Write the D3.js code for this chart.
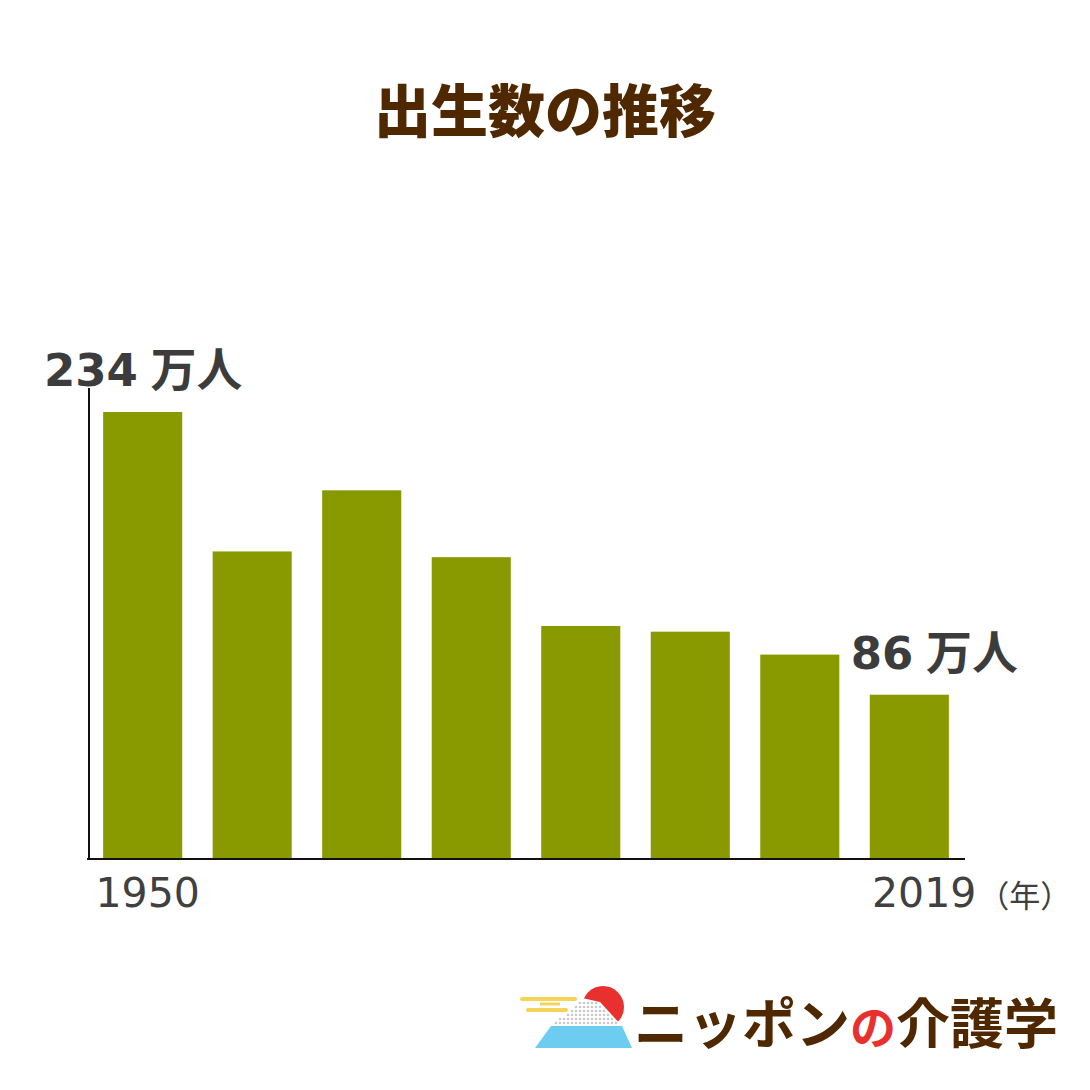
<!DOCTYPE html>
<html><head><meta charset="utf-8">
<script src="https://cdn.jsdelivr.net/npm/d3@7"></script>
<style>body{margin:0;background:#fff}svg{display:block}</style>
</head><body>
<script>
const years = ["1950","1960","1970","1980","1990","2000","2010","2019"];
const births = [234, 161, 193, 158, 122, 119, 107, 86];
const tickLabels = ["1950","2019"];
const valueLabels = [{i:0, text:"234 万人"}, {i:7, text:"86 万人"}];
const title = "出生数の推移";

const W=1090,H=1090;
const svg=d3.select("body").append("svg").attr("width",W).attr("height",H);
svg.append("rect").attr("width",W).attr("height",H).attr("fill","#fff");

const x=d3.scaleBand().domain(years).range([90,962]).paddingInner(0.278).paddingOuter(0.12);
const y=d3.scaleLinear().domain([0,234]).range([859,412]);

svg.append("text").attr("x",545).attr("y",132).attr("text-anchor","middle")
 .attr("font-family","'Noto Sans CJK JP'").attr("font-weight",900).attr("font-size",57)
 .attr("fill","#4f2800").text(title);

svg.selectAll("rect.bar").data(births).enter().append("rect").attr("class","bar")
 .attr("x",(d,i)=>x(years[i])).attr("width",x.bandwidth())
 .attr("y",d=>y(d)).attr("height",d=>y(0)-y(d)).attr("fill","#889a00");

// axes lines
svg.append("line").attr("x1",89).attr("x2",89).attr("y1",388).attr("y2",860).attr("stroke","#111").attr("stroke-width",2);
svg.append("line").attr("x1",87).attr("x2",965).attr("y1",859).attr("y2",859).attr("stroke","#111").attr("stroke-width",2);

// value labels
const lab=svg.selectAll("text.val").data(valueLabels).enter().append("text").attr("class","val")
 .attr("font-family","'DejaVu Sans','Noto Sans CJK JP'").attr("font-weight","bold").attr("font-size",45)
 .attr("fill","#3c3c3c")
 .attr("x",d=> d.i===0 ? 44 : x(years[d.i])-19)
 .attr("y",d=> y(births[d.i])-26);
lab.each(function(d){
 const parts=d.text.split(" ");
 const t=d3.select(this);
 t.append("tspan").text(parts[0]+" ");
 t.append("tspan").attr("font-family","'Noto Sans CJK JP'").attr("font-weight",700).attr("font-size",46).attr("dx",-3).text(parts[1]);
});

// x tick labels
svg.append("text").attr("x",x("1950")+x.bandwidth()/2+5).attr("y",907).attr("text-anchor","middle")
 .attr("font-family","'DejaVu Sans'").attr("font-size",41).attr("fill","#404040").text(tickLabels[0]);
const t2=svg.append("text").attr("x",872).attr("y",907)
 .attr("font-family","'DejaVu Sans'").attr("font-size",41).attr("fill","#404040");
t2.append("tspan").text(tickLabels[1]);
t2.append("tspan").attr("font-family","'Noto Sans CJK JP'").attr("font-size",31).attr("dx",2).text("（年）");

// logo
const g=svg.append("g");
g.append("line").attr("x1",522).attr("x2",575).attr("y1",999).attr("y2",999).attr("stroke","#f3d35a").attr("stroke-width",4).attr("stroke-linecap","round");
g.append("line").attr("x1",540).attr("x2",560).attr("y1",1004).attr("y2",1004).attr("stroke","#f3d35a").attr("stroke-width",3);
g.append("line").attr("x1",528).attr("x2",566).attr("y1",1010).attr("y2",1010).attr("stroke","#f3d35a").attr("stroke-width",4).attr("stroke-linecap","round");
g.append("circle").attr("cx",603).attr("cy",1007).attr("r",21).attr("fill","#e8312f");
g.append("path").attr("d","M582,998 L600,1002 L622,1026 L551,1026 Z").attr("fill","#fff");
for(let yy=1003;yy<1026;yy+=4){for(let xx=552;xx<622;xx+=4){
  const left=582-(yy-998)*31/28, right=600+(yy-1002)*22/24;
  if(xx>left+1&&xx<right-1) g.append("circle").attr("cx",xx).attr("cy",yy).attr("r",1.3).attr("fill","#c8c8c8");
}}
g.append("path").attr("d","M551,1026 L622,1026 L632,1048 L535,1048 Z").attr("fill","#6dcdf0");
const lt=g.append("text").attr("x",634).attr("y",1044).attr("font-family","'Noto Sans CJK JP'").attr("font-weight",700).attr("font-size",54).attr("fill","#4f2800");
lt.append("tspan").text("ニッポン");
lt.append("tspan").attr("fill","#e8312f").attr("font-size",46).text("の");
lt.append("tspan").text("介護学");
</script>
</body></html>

### EXERCISE DIRECTIONS:
Copy the listing over exactly, skipping the pictures it holds.

### SOLUTION FOR THIS TASK:
Write the D3.js code for this chart.
<!DOCTYPE html>
<html><head><meta charset="utf-8">
<script src="https://cdn.jsdelivr.net/npm/d3@7"></script>
<style>body{margin:0;background:#fff}svg{display:block}</style>
</head><body>
<script>
const years = ["1950","1960","1970","1980","1990","2000","2010","2019"];
const births = [234, 161, 193, 158, 122, 119, 107, 86];
const tickLabels = ["1950","2019"];
const valueLabels = [{i:0, text:"234 万人"}, {i:7, text:"86 万人"}];
const title = "出生数の推移";

const W=1090,H=1090;
const svg=d3.select("body").append("svg").attr("width",W).attr("height",H);
svg.append("rect").attr("width",W).attr("height",H).attr("fill","#fff");

const x=d3.scaleBand().domain(years).range([90,962]).paddingInner(0.278).paddingOuter(0.12);
const y=d3.scaleLinear().domain([0,234]).range([859,412]);

svg.append("text").attr("x",545).attr("y",132).attr("text-anchor","middle")
 .attr("font-family","'Noto Sans CJK JP'").attr("font-weight",900).attr("font-size",57)
 .attr("fill","#4f2800").text(title);

svg.selectAll("rect.bar").data(births).enter().append("rect").attr("class","bar")
 .attr("x",(d,i)=>x(years[i])).attr("width",x.bandwidth())
 .attr("y",d=>y(d)).attr("height",d=>y(0)-y(d)).attr("fill","#889a00");

// axes lines
svg.append("line").attr("x1",89).attr("x2",89).attr("y1",388).attr("y2",860).attr("stroke","#111").attr("stroke-width",2);
svg.append("line").attr("x1",87).attr("x2",965).attr("y1",859).attr("y2",859).attr("stroke","#111").attr("stroke-width",2);

// value labels
const lab=svg.selectAll("text.val").data(valueLabels).enter().append("text").attr("class","val")
 .attr("font-family","'DejaVu Sans','Noto Sans CJK JP'").attr("font-weight","bold").attr("font-size",45)
 .attr("fill","#3c3c3c")
 .attr("x",d=> d.i===0 ? 44 : x(years[d.i])-19)
 .attr("y",d=> y(births[d.i])-26);
lab.each(function(d){
 const parts=d.text.split(" ");
 const t=d3.select(this);
 t.append("tspan").text(parts[0]+" ");
 t.append("tspan").attr("font-family","'Noto Sans CJK JP'").attr("font-weight",700).attr("font-size",46).attr("dx",-3).text(parts[1]);
});

// x tick labels
svg.append("text").attr("x",x("1950")+x.bandwidth()/2+5).attr("y",907).attr("text-anchor","middle")
 .attr("font-family","'DejaVu Sans'").attr("font-size",41).attr("fill","#404040").text(tickLabels[0]);
const t2=svg.append("text").attr("x",872).attr("y",907)
 .attr("font-family","'DejaVu Sans'").attr("font-size",41).attr("fill","#404040");
t2.append("tspan").text(tickLabels[1]);
t2.append("tspan").attr("font-family","'Noto Sans CJK JP'").attr("font-size",31).attr("dx",2).text("（年）");

// logo
const g=svg.append("g");
g.append("line").attr("x1",522).attr("x2",575).attr("y1",999).attr("y2",999).attr("stroke","#f3d35a").attr("stroke-width",4).attr("stroke-linecap","round");
g.append("line").attr("x1",540).attr("x2",560).attr("y1",1004).attr("y2",1004).attr("stroke","#f3d35a").attr("stroke-width",3);
g.append("line").attr("x1",528).attr("x2",566).attr("y1",1010).attr("y2",1010).attr("stroke","#f3d35a").attr("stroke-width",4).attr("stroke-linecap","round");
g.append("circle").attr("cx",603).attr("cy",1007).attr("r",21).attr("fill","#e8312f");
g.append("path").attr("d","M582,998 L600,1002 L622,1026 L551,1026 Z").attr("fill","#fff");
for(let yy=1003;yy<1026;yy+=4){for(let xx=552;xx<622;xx+=4){
  const left=582-(yy-998)*31/28, right=600+(yy-1002)*22/24;
  if(xx>left+1&&xx<right-1) g.append("circle").attr("cx",xx).attr("cy",yy).attr("r",1.3).attr("fill","#c8c8c8");
}}
g.append("path").attr("d","M551,1026 L622,1026 L632,1048 L535,1048 Z").attr("fill","#6dcdf0");
const lt=g.append("text").attr("x",634).attr("y",1044).attr("font-family","'Noto Sans CJK JP'").attr("font-weight",700).attr("font-size",54).attr("fill","#4f2800");
lt.append("tspan").text("ニッポン");
lt.append("tspan").attr("fill","#e8312f").attr("font-size",46).text("の");
lt.append("tspan").text("介護学");
</script>
</body></html>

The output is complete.